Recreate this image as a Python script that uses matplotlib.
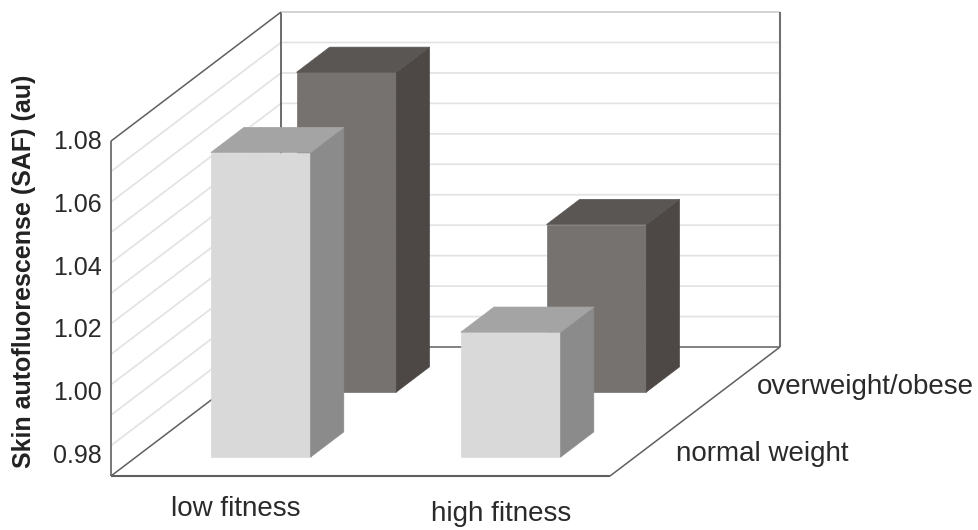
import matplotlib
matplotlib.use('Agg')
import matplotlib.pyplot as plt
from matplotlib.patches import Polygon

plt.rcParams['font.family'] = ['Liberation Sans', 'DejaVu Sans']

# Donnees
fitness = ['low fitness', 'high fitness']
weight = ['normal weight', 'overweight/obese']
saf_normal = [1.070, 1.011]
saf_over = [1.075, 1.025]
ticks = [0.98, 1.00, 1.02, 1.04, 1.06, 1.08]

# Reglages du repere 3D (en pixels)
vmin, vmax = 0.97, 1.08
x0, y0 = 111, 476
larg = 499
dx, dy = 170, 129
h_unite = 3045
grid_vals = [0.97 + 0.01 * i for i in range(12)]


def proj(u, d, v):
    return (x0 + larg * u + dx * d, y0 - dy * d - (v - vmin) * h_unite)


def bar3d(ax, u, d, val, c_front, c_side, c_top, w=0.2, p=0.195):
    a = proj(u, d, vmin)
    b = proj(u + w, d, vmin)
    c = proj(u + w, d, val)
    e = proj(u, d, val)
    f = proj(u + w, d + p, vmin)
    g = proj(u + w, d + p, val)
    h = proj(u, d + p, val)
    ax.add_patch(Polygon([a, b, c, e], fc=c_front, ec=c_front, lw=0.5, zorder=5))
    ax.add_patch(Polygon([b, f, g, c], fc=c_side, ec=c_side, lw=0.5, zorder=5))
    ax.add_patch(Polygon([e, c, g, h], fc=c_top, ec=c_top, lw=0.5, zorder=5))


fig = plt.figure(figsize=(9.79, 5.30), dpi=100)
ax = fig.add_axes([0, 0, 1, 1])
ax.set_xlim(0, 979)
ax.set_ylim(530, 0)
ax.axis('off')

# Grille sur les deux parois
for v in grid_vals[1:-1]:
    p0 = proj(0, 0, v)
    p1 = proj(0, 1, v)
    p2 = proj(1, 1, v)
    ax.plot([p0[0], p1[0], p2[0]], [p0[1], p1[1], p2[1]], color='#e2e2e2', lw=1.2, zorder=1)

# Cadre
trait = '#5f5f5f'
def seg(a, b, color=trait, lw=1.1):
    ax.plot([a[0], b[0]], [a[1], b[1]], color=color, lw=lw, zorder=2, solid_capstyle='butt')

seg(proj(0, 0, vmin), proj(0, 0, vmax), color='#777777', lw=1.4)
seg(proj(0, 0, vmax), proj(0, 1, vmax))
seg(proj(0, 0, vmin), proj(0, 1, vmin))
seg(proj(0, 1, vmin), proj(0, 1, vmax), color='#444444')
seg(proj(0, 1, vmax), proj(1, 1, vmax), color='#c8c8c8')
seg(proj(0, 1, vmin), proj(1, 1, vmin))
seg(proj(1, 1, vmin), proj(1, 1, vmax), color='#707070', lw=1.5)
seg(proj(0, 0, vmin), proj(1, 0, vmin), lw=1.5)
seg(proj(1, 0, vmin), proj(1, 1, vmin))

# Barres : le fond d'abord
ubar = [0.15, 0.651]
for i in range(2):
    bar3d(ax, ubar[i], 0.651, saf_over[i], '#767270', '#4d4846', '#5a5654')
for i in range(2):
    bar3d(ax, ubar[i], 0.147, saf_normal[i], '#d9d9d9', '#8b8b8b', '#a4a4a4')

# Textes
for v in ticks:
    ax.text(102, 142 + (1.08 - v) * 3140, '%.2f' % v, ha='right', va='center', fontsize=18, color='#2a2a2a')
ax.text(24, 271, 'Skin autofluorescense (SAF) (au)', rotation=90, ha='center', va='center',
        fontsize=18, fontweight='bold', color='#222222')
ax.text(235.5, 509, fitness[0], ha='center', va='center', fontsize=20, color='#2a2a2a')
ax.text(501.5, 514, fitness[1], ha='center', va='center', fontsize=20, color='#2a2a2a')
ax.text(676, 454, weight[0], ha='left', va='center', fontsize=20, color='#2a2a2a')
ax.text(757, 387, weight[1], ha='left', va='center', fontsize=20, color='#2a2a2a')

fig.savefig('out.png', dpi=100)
☆ ☆ ☆ ☆ ☆
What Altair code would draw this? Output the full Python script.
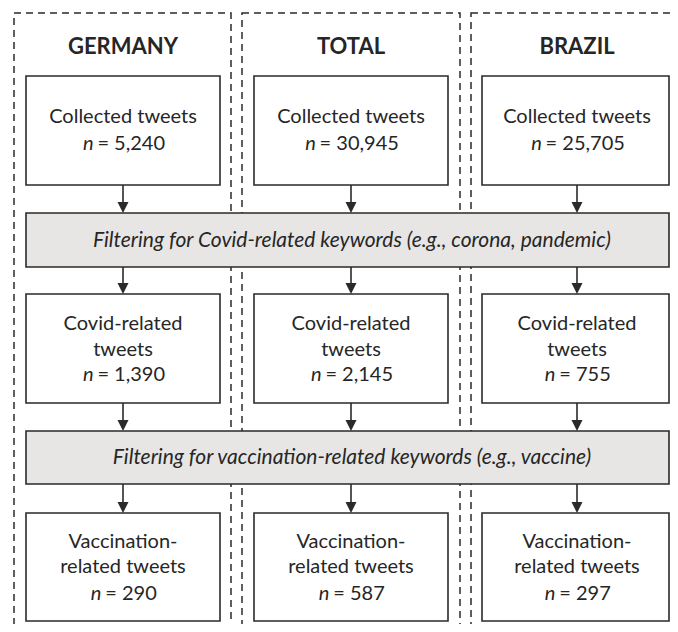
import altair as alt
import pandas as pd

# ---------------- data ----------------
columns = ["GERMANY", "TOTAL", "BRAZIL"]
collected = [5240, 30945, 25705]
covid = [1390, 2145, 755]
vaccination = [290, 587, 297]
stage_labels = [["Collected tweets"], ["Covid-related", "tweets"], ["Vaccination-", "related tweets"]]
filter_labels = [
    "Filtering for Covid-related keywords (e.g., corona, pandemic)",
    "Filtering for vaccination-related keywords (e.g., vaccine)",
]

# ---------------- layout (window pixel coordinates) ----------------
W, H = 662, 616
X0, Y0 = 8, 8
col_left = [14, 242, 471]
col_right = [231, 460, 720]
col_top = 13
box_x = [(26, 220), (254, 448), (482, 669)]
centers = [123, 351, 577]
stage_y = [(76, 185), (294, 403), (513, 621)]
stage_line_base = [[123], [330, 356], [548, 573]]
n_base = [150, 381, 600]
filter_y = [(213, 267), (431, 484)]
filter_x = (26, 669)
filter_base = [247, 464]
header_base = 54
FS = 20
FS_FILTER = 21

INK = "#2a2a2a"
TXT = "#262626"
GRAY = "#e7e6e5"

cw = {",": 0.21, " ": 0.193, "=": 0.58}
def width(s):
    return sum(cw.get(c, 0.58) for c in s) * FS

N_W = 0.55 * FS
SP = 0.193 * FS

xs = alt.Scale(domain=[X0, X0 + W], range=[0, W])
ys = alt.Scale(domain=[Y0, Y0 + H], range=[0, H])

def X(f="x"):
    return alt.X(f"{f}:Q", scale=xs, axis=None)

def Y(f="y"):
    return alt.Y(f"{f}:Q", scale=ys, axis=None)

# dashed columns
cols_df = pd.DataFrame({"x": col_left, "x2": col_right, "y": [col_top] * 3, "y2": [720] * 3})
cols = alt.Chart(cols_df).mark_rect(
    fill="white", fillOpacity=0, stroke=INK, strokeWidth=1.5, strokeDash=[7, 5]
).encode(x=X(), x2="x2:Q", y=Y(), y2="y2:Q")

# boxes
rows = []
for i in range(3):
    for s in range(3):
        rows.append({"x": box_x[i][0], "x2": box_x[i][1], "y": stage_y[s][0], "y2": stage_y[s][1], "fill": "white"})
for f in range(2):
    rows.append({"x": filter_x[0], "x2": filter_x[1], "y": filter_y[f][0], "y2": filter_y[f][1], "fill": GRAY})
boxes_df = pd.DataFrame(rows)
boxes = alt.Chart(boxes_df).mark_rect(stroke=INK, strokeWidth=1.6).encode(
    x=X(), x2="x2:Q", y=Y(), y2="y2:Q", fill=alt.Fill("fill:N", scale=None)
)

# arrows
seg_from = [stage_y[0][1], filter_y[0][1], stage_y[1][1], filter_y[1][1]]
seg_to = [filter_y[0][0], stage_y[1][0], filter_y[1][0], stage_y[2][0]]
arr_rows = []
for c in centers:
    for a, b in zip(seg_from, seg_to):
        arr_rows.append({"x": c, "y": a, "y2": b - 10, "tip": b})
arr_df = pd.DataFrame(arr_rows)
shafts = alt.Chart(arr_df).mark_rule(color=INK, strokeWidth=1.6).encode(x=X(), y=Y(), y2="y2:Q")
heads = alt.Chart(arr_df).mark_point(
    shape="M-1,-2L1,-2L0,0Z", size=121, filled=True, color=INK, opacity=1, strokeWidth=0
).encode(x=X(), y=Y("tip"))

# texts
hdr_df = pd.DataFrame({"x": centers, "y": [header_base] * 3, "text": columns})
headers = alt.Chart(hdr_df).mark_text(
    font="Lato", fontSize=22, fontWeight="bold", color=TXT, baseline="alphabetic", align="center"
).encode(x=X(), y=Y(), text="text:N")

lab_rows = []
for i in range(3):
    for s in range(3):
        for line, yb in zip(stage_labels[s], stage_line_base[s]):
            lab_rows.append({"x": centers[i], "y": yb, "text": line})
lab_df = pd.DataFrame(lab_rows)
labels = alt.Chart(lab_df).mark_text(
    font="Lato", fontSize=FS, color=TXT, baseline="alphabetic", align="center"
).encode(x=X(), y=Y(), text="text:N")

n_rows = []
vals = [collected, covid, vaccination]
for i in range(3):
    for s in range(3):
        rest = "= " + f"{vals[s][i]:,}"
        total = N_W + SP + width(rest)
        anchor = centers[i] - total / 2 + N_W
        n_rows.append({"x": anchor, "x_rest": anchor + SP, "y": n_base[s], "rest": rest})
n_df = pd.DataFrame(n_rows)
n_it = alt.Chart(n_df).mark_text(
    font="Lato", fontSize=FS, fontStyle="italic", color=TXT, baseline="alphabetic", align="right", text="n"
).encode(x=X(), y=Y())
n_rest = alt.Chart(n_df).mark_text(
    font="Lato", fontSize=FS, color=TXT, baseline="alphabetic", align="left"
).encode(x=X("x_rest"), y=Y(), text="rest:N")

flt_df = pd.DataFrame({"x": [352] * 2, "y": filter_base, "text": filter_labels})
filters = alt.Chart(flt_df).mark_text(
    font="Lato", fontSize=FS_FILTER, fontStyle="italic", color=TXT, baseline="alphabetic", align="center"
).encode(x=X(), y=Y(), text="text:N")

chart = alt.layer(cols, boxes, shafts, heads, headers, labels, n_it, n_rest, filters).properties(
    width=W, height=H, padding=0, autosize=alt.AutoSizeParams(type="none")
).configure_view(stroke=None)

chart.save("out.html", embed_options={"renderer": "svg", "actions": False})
☆ ☆ ☆ ☆ ☆
Goal of the exercise — In the listing above, find the line with "What Altair code" and the line with "import pandas as pd". Copy exactly those two and every line between, without the pictures.

The result —
What Altair code would draw this? Output the full Python script.
import altair as alt
import pandas as pd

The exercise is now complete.